• **Stored data**:
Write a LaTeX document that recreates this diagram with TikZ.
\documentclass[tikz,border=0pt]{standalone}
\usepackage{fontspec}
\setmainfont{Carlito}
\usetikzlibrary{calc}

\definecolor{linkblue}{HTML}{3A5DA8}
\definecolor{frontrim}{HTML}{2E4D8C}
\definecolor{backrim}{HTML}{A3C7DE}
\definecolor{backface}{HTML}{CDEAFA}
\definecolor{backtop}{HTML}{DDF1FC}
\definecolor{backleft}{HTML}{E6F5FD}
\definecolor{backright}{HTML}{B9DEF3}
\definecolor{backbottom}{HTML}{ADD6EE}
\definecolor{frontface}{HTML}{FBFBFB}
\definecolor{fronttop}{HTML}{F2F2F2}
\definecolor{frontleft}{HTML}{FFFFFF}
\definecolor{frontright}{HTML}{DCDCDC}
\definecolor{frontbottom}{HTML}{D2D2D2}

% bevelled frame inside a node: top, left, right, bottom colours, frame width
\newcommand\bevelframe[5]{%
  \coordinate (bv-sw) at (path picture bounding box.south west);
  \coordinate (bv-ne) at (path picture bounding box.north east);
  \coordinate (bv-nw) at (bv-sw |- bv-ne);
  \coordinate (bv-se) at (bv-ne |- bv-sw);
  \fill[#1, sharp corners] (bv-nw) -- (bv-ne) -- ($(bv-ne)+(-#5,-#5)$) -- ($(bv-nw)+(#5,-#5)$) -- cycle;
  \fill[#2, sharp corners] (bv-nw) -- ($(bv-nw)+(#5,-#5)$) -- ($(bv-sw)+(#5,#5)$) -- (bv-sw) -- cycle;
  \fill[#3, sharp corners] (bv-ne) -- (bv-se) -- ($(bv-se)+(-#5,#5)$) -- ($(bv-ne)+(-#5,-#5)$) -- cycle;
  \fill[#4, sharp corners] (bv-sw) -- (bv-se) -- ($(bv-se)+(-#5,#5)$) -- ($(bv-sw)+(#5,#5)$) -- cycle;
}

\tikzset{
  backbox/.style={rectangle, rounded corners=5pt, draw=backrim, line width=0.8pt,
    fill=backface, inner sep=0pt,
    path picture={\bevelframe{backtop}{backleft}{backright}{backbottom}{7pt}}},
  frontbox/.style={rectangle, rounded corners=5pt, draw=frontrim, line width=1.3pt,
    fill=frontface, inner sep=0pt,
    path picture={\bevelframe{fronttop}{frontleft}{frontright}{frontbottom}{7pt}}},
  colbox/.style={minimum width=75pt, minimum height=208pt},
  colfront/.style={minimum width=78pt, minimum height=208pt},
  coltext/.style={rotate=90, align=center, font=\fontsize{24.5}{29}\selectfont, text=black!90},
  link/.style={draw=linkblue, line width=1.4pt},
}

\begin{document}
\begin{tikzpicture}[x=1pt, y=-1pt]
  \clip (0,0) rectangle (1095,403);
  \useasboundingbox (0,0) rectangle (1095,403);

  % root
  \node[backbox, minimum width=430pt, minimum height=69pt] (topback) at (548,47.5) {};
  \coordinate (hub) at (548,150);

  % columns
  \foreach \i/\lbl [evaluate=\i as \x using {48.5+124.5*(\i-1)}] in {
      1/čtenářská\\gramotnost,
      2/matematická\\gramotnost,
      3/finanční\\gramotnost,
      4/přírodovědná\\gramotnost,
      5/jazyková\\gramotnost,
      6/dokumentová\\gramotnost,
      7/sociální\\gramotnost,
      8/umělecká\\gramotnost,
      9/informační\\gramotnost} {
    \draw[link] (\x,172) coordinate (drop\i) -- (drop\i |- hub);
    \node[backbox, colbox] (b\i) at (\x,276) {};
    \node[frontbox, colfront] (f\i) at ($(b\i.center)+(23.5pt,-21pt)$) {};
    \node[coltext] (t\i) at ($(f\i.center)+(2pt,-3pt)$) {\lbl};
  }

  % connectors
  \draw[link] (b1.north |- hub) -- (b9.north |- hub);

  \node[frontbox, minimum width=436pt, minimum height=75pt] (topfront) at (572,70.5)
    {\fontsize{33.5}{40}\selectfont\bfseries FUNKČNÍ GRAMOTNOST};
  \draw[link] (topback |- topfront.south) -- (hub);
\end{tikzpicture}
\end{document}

• **What is required**:
Return the material in full, exactly as shown.

• **Task result**:
Write a LaTeX document that recreates this diagram with TikZ.
\documentclass[tikz,border=0pt]{standalone}
\usepackage{fontspec}
\setmainfont{Carlito}
\usetikzlibrary{calc}

\definecolor{linkblue}{HTML}{3A5DA8}
\definecolor{frontrim}{HTML}{2E4D8C}
\definecolor{backrim}{HTML}{A3C7DE}
\definecolor{backface}{HTML}{CDEAFA}
\definecolor{backtop}{HTML}{DDF1FC}
\definecolor{backleft}{HTML}{E6F5FD}
\definecolor{backright}{HTML}{B9DEF3}
\definecolor{backbottom}{HTML}{ADD6EE}
\definecolor{frontface}{HTML}{FBFBFB}
\definecolor{fronttop}{HTML}{F2F2F2}
\definecolor{frontleft}{HTML}{FFFFFF}
\definecolor{frontright}{HTML}{DCDCDC}
\definecolor{frontbottom}{HTML}{D2D2D2}

% bevelled frame inside a node: top, left, right, bottom colours, frame width
\newcommand\bevelframe[5]{%
  \coordinate (bv-sw) at (path picture bounding box.south west);
  \coordinate (bv-ne) at (path picture bounding box.north east);
  \coordinate (bv-nw) at (bv-sw |- bv-ne);
  \coordinate (bv-se) at (bv-ne |- bv-sw);
  \fill[#1, sharp corners] (bv-nw) -- (bv-ne) -- ($(bv-ne)+(-#5,-#5)$) -- ($(bv-nw)+(#5,-#5)$) -- cycle;
  \fill[#2, sharp corners] (bv-nw) -- ($(bv-nw)+(#5,-#5)$) -- ($(bv-sw)+(#5,#5)$) -- (bv-sw) -- cycle;
  \fill[#3, sharp corners] (bv-ne) -- (bv-se) -- ($(bv-se)+(-#5,#5)$) -- ($(bv-ne)+(-#5,-#5)$) -- cycle;
  \fill[#4, sharp corners] (bv-sw) -- (bv-se) -- ($(bv-se)+(-#5,#5)$) -- ($(bv-sw)+(#5,#5)$) -- cycle;
}

\tikzset{
  backbox/.style={rectangle, rounded corners=5pt, draw=backrim, line width=0.8pt,
    fill=backface, inner sep=0pt,
    path picture={\bevelframe{backtop}{backleft}{backright}{backbottom}{7pt}}},
  frontbox/.style={rectangle, rounded corners=5pt, draw=frontrim, line width=1.3pt,
    fill=frontface, inner sep=0pt,
    path picture={\bevelframe{fronttop}{frontleft}{frontright}{frontbottom}{7pt}}},
  colbox/.style={minimum width=75pt, minimum height=208pt},
  colfront/.style={minimum width=78pt, minimum height=208pt},
  coltext/.style={rotate=90, align=center, font=\fontsize{24.5}{29}\selectfont, text=black!90},
  link/.style={draw=linkblue, line width=1.4pt},
}

\begin{document}
\begin{tikzpicture}[x=1pt, y=-1pt]
  \clip (0,0) rectangle (1095,403);
  \useasboundingbox (0,0) rectangle (1095,403);

  % root
  \node[backbox, minimum width=430pt, minimum height=69pt] (topback) at (548,47.5) {};
  \coordinate (hub) at (548,150);

  % columns
  \foreach \i/\lbl [evaluate=\i as \x using {48.5+124.5*(\i-1)}] in {
      1/čtenářská\\gramotnost,
      2/matematická\\gramotnost,
      3/finanční\\gramotnost,
      4/přírodovědná\\gramotnost,
      5/jazyková\\gramotnost,
      6/dokumentová\\gramotnost,
      7/sociální\\gramotnost,
      8/umělecká\\gramotnost,
      9/informační\\gramotnost} {
    \draw[link] (\x,172) coordinate (drop\i) -- (drop\i |- hub);
    \node[backbox, colbox] (b\i) at (\x,276) {};
    \node[frontbox, colfront] (f\i) at ($(b\i.center)+(23.5pt,-21pt)$) {};
    \node[coltext] (t\i) at ($(f\i.center)+(2pt,-3pt)$) {\lbl};
  }

  % connectors
  \draw[link] (b1.north |- hub) -- (b9.north |- hub);

  \node[frontbox, minimum width=436pt, minimum height=75pt] (topfront) at (572,70.5)
    {\fontsize{33.5}{40}\selectfont\bfseries FUNKČNÍ GRAMOTNOST};
  \draw[link] (topback |- topfront.south) -- (hub);
\end{tikzpicture}
\end{document}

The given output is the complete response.